Stuttgart (dpa/lsw) - Ministerpräsident Winfried Kretschmann hat seinen Sozialminister Manne Lucha (beide Grüne) gegen den Vorwurf der Kungelei verteidigt. Es geht dabei um zwei Abendessen Luchas mit dem Kabarettisten Christoph Sonntag, die dieser bezahlt hatte. Kretschmann sagte dazu am Dienstag: »Es ist offensichtlich doch besser, man bezahlt selber. Dann hat man einfach keinen Stress. Aber einen Skandal kann ich darin überhaupt nicht erkennen.«
Hintergrund der Vorwürfe gegen Lucha ist ein Jugendprojekt des gemeinnützigen Unternehmens »Stiphtung Christoph Sonntag«. Die Landeszentrale für politische Bildung hatte dafür nach Angaben des Ministeriums rund 211 000 Euro Landesmittel im Voraus ausbezahlt. Sonntag rechnete später 180 000 Euro ab - die Differenz zwischen den beiden Summen habe Sonntag zurückgezahlt, sagte eine Sprecherin.

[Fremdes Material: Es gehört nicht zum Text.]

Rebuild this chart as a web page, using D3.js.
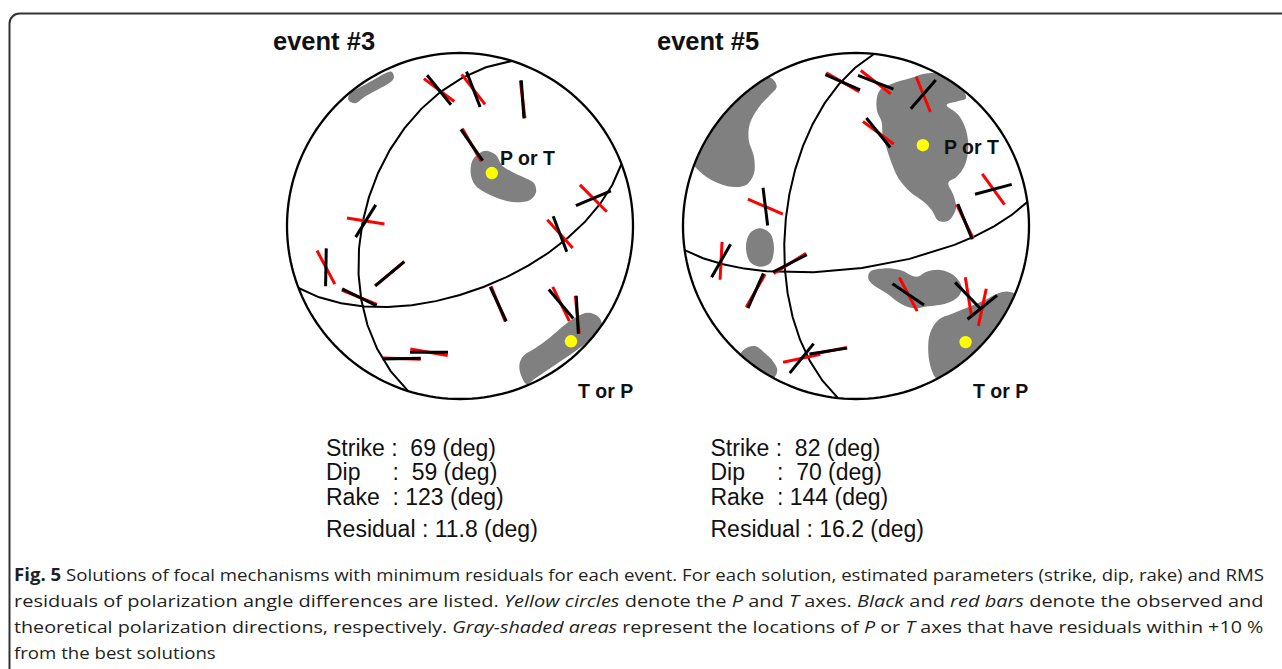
<!DOCTYPE html>
<html>
<head>
<meta charset="utf-8">
<script src="https://cdn.jsdelivr.net/npm/d3@7"></script>
<style>
  html, body { margin: 0; padding: 0; background: #fff; }
  svg { display: block; }
</style>
</head>
<body>
<svg id="fig" width="1282" height="669"></svg>
<script>
// ---- Focal mechanism solutions (lower-hemisphere, equal-area) ----
const eventNames = ["event #3", "event #5"];
const strikes = [69, 82];
const dips = [59, 70];
const rakes = [123, 144];
const residuals = [11.8, 16.2];

// Stations: [x, y] on the projection disc (east, north; unit = primitive radius),
// observed (black) and theoretical (red) polarization azimuths in degrees.
const stationsEv3 = [
  [-0.121, 0.786, 141, 127],
  [0.077, 0.790, 159, 142],
  [0.362, 0.732, 176, 173],
  [0.068, 0.468, 145, 150],
  [0.771, 0.160, 67, 135],
  [0.578, -0.046, 159, 138],
  [-0.545, 0.029, 32, 99],
  [-0.775, -0.239, 1, 152],
  [-0.582, -0.412, 116, 112],
  [-0.406, -0.276, 50, 50],
  [0.221, -0.451, 155, 158],
  [0.584, -0.451, 140, 154],
  [0.678, -0.513, 177, 174],
  [-0.337, -0.767, 89, 92],
  [-0.179, -0.730, 90, 100]
];
const stationsEv5 = [
  [-0.077, 0.831, 114, 120],
  [0.114, 0.831, 111, 128],
  [0.389, 0.761, 41, 158],
  [0.129, 0.539, 141, 126],
  [0.794, 0.212, 75, 144],
  [0.630, 0.025, 158, 154],
  [-0.524, 0.112, 173, 113],
  [-0.780, -0.201, 30, 3],
  [-0.382, -0.216, 63, 58],
  [-0.580, -0.374, 24, 30],
  [-0.314, -0.765, 39, 78],
  [-0.160, -0.723, 81, 79],
  [0.302, -0.395, 124, 152],
  [0.649, -0.405, 136, 171],
  [0.730, -0.470, 51, 12]
];

// Regions of P or T axes with residuals within +10 % of the best solution
const regionsEv3 = [
  [[-0.645,0.728],[-0.636,0.767],[-0.578,0.802],[-0.501,0.844],[-0.434,0.882],[-0.395,0.892],
   [-0.382,0.859],[-0.405,0.829],[-0.472,0.790],[-0.549,0.748],[-0.607,0.709]],
  [[0.154,0.435],[0.116,0.424],[0.073,0.382],[0.062,0.304],[0.087,0.237],[0.154,0.189],
   [0.250,0.150],[0.328,0.137],[0.405,0.150],[0.439,0.193],[0.428,0.247],[0.370,0.281],
   [0.299,0.314],[0.241,0.353],[0.208,0.410]],
  [[0.343,-0.803],[0.366,-0.751],[0.434,-0.707],[0.520,-0.644],[0.597,-0.578],[0.674,-0.524],
   [0.742,-0.501],[0.800,-0.524],[0.819,-0.566],[0.780,-0.630],[0.703,-0.697],[0.607,-0.765],
   [0.511,-0.829],[0.434,-0.881],[0.385,-0.913],[0.356,-0.871]]
];
const regionsEv5 = [
  [[-0.468,0.834],[-0.497,0.859],[-0.555,0.848],[-0.651,0.796],[-0.757,0.709],[-0.844,0.593],
   [-0.911,0.478],[-0.940,0.362],[-0.902,0.314],[-0.815,0.256],[-0.719,0.227],[-0.636,0.237],
   [-0.590,0.304],[-0.590,0.401],[-0.620,0.497],[-0.613,0.593],[-0.559,0.690],[-0.497,0.757],
   [-0.459,0.802]],
  [[-0.555,-0.013],[-0.497,-0.042],[-0.474,-0.129],[-0.497,-0.216],[-0.555,-0.235],
   [-0.613,-0.206],[-0.636,-0.119],[-0.613,-0.042]],
  [[-0.651,-0.717],[-0.584,-0.694],[-0.526,-0.736],[-0.478,-0.784],[-0.455,-0.832],
   [-0.478,-0.881],[-0.555,-0.881],[-0.690,-0.813]],
  [[0.119,0.728],[0.139,0.786],[0.216,0.825],[0.312,0.854],[0.389,0.879],[0.466,0.882],
   [0.543,0.844],[0.611,0.796],[0.636,0.738],[0.582,0.719],[0.524,0.699],[0.592,0.642],
   [0.636,0.555],[0.649,0.449],[0.630,0.353],[0.582,0.285],[0.534,0.250],[0.563,0.179],
   [0.578,0.102],[0.534,0.031],[0.476,0.031],[0.437,0.092],[0.389,0.141],[0.312,0.198],
   [0.245,0.276],[0.206,0.362],[0.177,0.449],[0.154,0.526],[0.148,0.603],[0.123,0.661]],
  [[0.081,-0.264],[0.158,-0.245],[0.254,-0.254],[0.351,-0.293],[0.408,-0.264],[0.486,-0.254],
   [0.563,-0.283],[0.611,-0.351],[0.592,-0.408],[0.524,-0.447],[0.408,-0.466],[0.331,-0.476],
   [0.254,-0.447],[0.177,-0.389],[0.100,-0.341],[0.071,-0.303]],
  [[0.428,-0.620],[0.476,-0.543],[0.563,-0.505],[0.659,-0.466],[0.746,-0.428],[0.823,-0.389],
   [0.881,-0.380],[0.938,-0.408],[0.909,-0.543],[0.794,-0.697],[0.678,-0.813],[0.543,-0.890],
   [0.466,-0.881],[0.437,-0.832],[0.418,-0.736]]
];

const stationSets = [stationsEv3, stationsEv5];
const regionSets = [regionsEv3, regionsEv5];

// Figure caption
const captionLines = [
  [["Fig. 5", "b"], [" Solutions of focal mechanisms with minimum residuals for each event. For each solution, estimated parameters (strike, dip, rake) and RMS", "n"]],
  [["residuals of polarization angle differences are listed. ", "n"], ["Yellow circles", "i"], [" denote the ", "n"], ["P", "i"], [" and ", "n"], ["T", "i"], [" axes. ", "n"], ["Black", "i"], [" and ", "n"], ["red bars", "i"], [" denote the observed and", "n"]],
  [["theoretical polarization directions, respectively. ", "n"], ["Gray-shaded areas", "i"], [" represent the locations of ", "n"], ["P", "i"], [" or ", "n"], ["T", "i"], [" axes that have residuals within +10 %", "n"]],
  [["from the best solutions", "n"]]
];

// ---- layout ----
const W = 1282, H = 669;
const netR = 173;
const netCenters = [[460, 226], [856, 226]];
const titlePos = [[273, 49.5], [657, 49.5]];
const paramX = [326, 710.5];
const paramBaselines = [455.5, 480, 504.5, 537];
const upperLabelPos = [[500, 165], [944, 154]];
const lowerLabelPos = [[578, 397.5], [973, 397.5]];
const barLen = 38;
const sansFont = "'Liberation Sans', Arial, Helvetica, sans-serif";

const svg = d3.select("#fig");
svg.append("rect").attr("width", W).attr("height", H).attr("fill", "#fff");

// frame
svg.append("path")
  .attr("d", "M9.5,669 V23.5 A10,10 0 0 1 19.5,13.5 H1282")
  .attr("fill", "none").attr("stroke", "#333").attr("stroke-width", 2);

const deg = Math.PI / 180;

// Plane geometry from strike / dip / rake
function mechanism(strike, dip, rake) {
  const f = strike * deg, d = dip * deg, l = rake * deg;
  const n = [-Math.sin(d) * Math.sin(f), Math.sin(d) * Math.cos(f), -Math.cos(d)];
  const s = [Math.cos(l) * Math.cos(f) + Math.sin(l) * Math.cos(d) * Math.sin(f),
             Math.cos(l) * Math.sin(f) - Math.sin(l) * Math.cos(d) * Math.cos(f),
             -Math.sin(l) * Math.sin(d)];
  // auxiliary plane: its normal is the slip vector
  let a = s.slice();
  if (a[2] > 0) a = a.map(v => -v);
  const auxDip = Math.acos(-a[2]) / deg;
  const auxStrike = (Math.atan2(-a[0], a[1]) / deg + 360) % 360;
  const lowerAxis = v => {
    let [x, y, z] = v;
    const m = Math.hypot(x, y, z);
    x /= m; y /= m; z /= m;
    if (z < 0) { x = -x; y = -y; z = -z; }
    return { trend: (Math.atan2(y, x) / deg + 360) % 360, plunge: Math.asin(z) / deg };
  };
  const t = lowerAxis(n.map((v, i) => v + s[i]));
  const p = lowerAxis(n.map((v, i) => v - s[i]));
  return {
    planes: [{ strike: strike, dip: dip }, { strike: auxStrike, dip: auxDip }],
    axes: [t, p].sort((u, v) => v.plunge - u.plunge)
  };
}

// (trend, plunge) -> geographic coordinates on the rotated sphere
const geo = (trend, plunge) => [180 - trend, plunge];

eventNames.forEach((name, k) => {
  const [cx, cy] = netCenters[k];
  const g = svg.append("g");

  const projection = d3.geoAzimuthalEqualArea()
    .rotate([0, -90])
    .scale(netR / Math.SQRT2)
    .translate([cx, cy]);
  const path = d3.geoPath(projection);

  const x = d3.scaleLinear().domain([-1, 1]).range([cx - netR, cx + netR]);
  const y = d3.scaleLinear().domain([-1, 1]).range([cy + netR, cy - netR]);

  const mech = mechanism(strikes[k], dips[k], rakes[k]);

  // clip to the primitive circle
  const clipId = "net-clip-" + k;
  svg.append("defs").append("clipPath").attr("id", clipId)
    .append("path").attr("d", path(d3.geoCircle().center([0, 90]).radius(90)()));

  // shaded regions
  const blob = d3.line().x(d => x(d[0])).y(d => y(d[1])).curve(d3.curveCatmullRomClosed.alpha(0.5));
  g.append("g").attr("clip-path", `url(#${clipId})`)
    .selectAll("path").data(regionSets[k]).join("path")
    .attr("d", blob).attr("fill", "#808080");

  // nodal planes
  g.append("g").selectAll("path").data(mech.planes).join("path")
    .attr("d", pl => path({
      type: "LineString",
      coordinates: [geo(pl.strike, 0), geo(pl.strike + 90, pl.dip), geo(pl.strike + 180, 0)]
    }))
    .attr("fill", "none").attr("stroke", "#000").attr("stroke-width", 2);

  // primitive circle
  g.append("path")
    .attr("d", path(d3.geoCircle().center([0, 90]).radius(90)()))
    .attr("fill", "none").attr("stroke", "#000").attr("stroke-width", 2.3);

  // polarization bars: theoretical (red) under observed (black)
  const bar = (s, az) => {
    const px = x(s[0]), py = y(s[1]);
    const dx = Math.sin(az * deg) * barLen / 2, dy = -Math.cos(az * deg) * barLen / 2;
    return `M${px - dx},${py - dy}L${px + dx},${py + dy}`;
  };
  g.append("g").selectAll("path").data(stationSets[k]).join("path")
    .attr("d", s => bar(s, s[3])).attr("stroke", "#f00").attr("stroke-width", 3);
  g.append("g").selectAll("path").data(stationSets[k]).join("path")
    .attr("d", s => bar(s, s[2])).attr("stroke", "#000").attr("stroke-width", 3);

  // P and T axes
  g.append("g").selectAll("circle").data(mech.axes).join("circle")
    .attr("cx", a => projection(geo(a.trend, a.plunge))[0])
    .attr("cy", a => projection(geo(a.trend, a.plunge))[1])
    .attr("r", 6.2).attr("fill", "#ffff00");

  // labels
  const txt = (pos, s, size) => g.append("text")
    .attr("x", pos[0]).attr("y", pos[1])
    .attr("font-family", sansFont).attr("font-weight", "bold")
    .attr("font-size", size).attr("fill", "#111").text(s);
  txt(titlePos[k], name, 25.5);
  txt(upperLabelPos[k], "P or T", 19.5);
  txt(lowerLabelPos[k], "T or P", 19.5);

  // parameters
  const pad = v => String(v).padStart(3, " ");
  const rows = [
    `Strike : ${pad(strikes[k])} (deg)`,
    `Dip     : ${pad(dips[k])} (deg)`,
    `Rake  : ${pad(rakes[k])} (deg)`,
    `Residual : ${residuals[k].toFixed(1)} (deg)`
  ];
  g.append("g").selectAll("text").data(rows).join("text")
    .attr("x", paramX[k]).attr("y", (d, i) => paramBaselines[i])
    .attr("xml:space", "preserve").style("white-space", "pre")
    .attr("font-family", sansFont).attr("font-size", 23).attr("fill", "#111")
    .text(d => d);
});

// ---- caption ----
const capX = 14, capRight = 1264;
const capBaselines = [581, 607, 633, 659];
const capFont = "'Open Sans', 'Noto Sans', sans-serif";
let firstScale = 1;
captionLines.forEach((segs, i) => {
  const t = svg.append("text")
    .attr("x", 0).attr("y", 0)
    .attr("xml:space", "preserve").style("white-space", "pre")
    .attr("font-family", capFont).attr("font-size", 17).attr("fill", "#231f20");
  segs.forEach(([s, st]) => {
    t.append("tspan").text(s)
      .attr("font-weight", st === "b" ? "bold" : null)
      .attr("font-style", st === "i" ? "italic" : null);
  });
  const w = t.node().getComputedTextLength();
  let sc = (capRight - capX) / w;
  if (i === 0) firstScale = sc;
  if (i === captionLines.length - 1) sc = firstScale;
  t.attr("transform", `translate(${capX},${capBaselines[i]}) scale(${sc},1)`);
});
</script>
</body>
</html>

Die Essen fielen in einen Zeitraum, in dem sich Sonntag um eine Verlängerung des Projekts bemühte. Lucha hatte im Herbst erklärt: »Es gibt keine Vermischung dienstlicher und privater Interessen.« Zuletzt räumte er aber ein, es sei ein »großer Fehler« gewesen, dass Sonntag die Kosten für die beiden Abendessen übernommen habe.
Kretschmann verwies auf die Größenordnung eines Ministergehaltes. Dieses vor Augen, sei es doch ziemlich weit hergeholt zu meinen, ein bezahltes Essen habe eine Wirkung auf einen Minister. Ob man bei so einem Gespräch Dinge tue, die man nicht tun solle, hänge nicht davon ab, ob man das Essen bezahlt bekomme - jedenfalls nicht, wenn man in ein gewöhnliches Lokal gehe, wo ein Essen 50 bis 100 Euro koste. Kretschmann verwies auf eine Regelung, wonach Minister grundsätzlich keine Geschenke von mehr als 150 Euro annehmen dürfen.
Selbst dann, wenn Lucha diese Regel übertreten habe, sei das nicht besonders skandalträchtig. »Ich halte das für eine überspannte Debatte.« Kretschmann kritisierte: »Man skandalisiert alles und jedes. Und wenn es nachher wirkliche Skandale sind, sind es keine mehr.« Was Luchas generellen Umgang mit Sonntag betreffe, habe er von Lucha die Information, dass dieser sich korrekt verhalten habe.
Die Diskussion um die Verwendung der Fördermittel hatte Sonntags Ehefrau angestoßen. Sie lebt heute von ihm getrennt und wirft dem Kabarettisten einen möglichen unkorrekten Umgang mit dem Geld vor. Die Landeszentrale für politische Bildung hat im September nach einer Prüfung erklärt, die Beträge seien korrekt abgerechnet worden. Das Sozialministerium hingegen prüft noch etwaige Rückzahlungsansprüche.
Die oppositionelle FDP sieht eine »Amigo-Affäre« und droht mit einem Untersuchungsausschuss im Parlament. Vize-Fraktionschef Jochen Haußmann sprach von Rechtsbrüchen, die Kretschmann achselzuckend zur Kenntnis nehme. Die gemeinsamen Essen seien zu einem Zeitpunkt gewesen, als sich Sonntag intensiv um die Verlängerung der Projektfinanzierung beim Sozialministerium bemüht habe. »Unabhängig davon ist es generell inakzeptabel, wenn sich Minister von Menschen einladen lassen, denen sie später großzügig Steuergelder verteilen.«
Die sozialpolitische Sprecherin der SPD-Landtagsfraktion, Sabine Wölfle, meinte: »Vor der Einsetzung eines Untersuchungsausschusses sind mildere und kostengünstigere Mittel zur Wahrheitsfindung und zur Überwachung des Regierungshandelns zu überprüfen. Gemeinsam mit der FDP haben wir deshalb Sozialminister Manfred Lucha eine Frist bis zum 7. Februar gesetzt. Danach werden wir uns gemeinsam mit der FDP über weitere Schritte verständigen.«
Nach der Landesverfassung muss der Landtag einen U-Ausschuss einsetzen, wenn ein Viertel seiner Mitglieder oder zwei Fraktionen dies verlangen. Die ebenfalls oppositionelle SPD hat sich noch nicht klar dazu geäußert, ob sie so ein Gremium mittragen würde.